Is it a mystery that a Wolves reserve has thrived at Barcelona, while the Brazilian couldn’t?
Cruyff and his Barca colleagues face a dilemma in the shape of loanee Philippe Coutinho
Coutinho failed to live up to his hefty price tag in Catalonia and is now at Aston Villa
But referencing Traore as an example, Cruyff says the needs of club and player have to fit
‘The needs of the club and the player have to fit. A lot of good players are in one place and it is not working and they go elsewhere and it goes brilliantly.
‘Coutinho is a good example. He is a very good player but sometimes for whatever reason it doesn’t quite work.
‘It doesn’t mean it’s the fault of the club and often it doesn’t mean it’s the fault of the player.’
After 30 years in football as a player, coach and director, Jordi has not lost his love for the game, and he still treasures a collection of over 600 football shirts that he began while in the US watching his dad playing in the North American Soccer League.
‘I was just a little kid and that league was the first one I really saw,’ he says. ‘I have a George Best shirt and a Pele shirt. Various of my father too.’
Does it ever become overbearing that his dad is still the thing people want to talk to him about? ‘No, not at all,’ he says. ‘Perhaps when I was a kid and you see that people always want something from your dad, you think: hey leave him alone that’s my dad. But now I just think it’s incredible.’

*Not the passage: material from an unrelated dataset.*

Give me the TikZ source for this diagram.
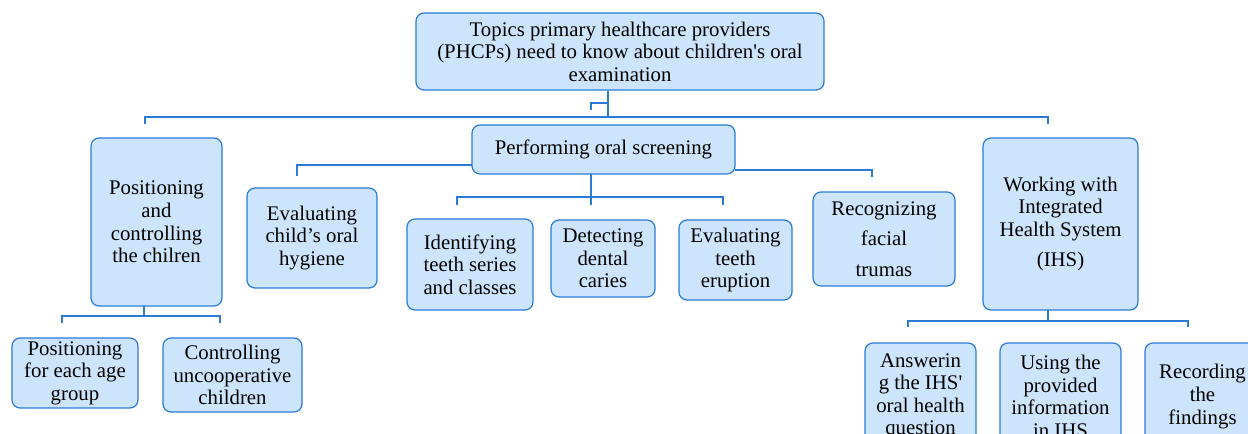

And he is still welcome to hearing stories from the public about his legendary father Johan
‘Wherever I go, people, yes they ask me how I am but they always tell me about what my father has meant to them. And everyone has a different story.
‘Older people remember him as a player, middle-aged people as a coach, there are people who know him through the foundation which marks its 25th anniversary this year.
‘And the youngsters think about the moves, and they say: your father was really good!
‘To think that they have heard about him and searched for videos of him playing. His image is kept alive.’
There are around 275 Cruyff Courts globally with around a dozen in the UK and plans for more. The focus is on giving children with disabilities or at risk of social exclusion a space where they can play football. The first UK Cruyff Court was opened by Dennis Bergkamp in North London in 2008. Virgil van Djik opened one in Cumberland last year and Ronald Koeman inaugurated one while coach at Everton.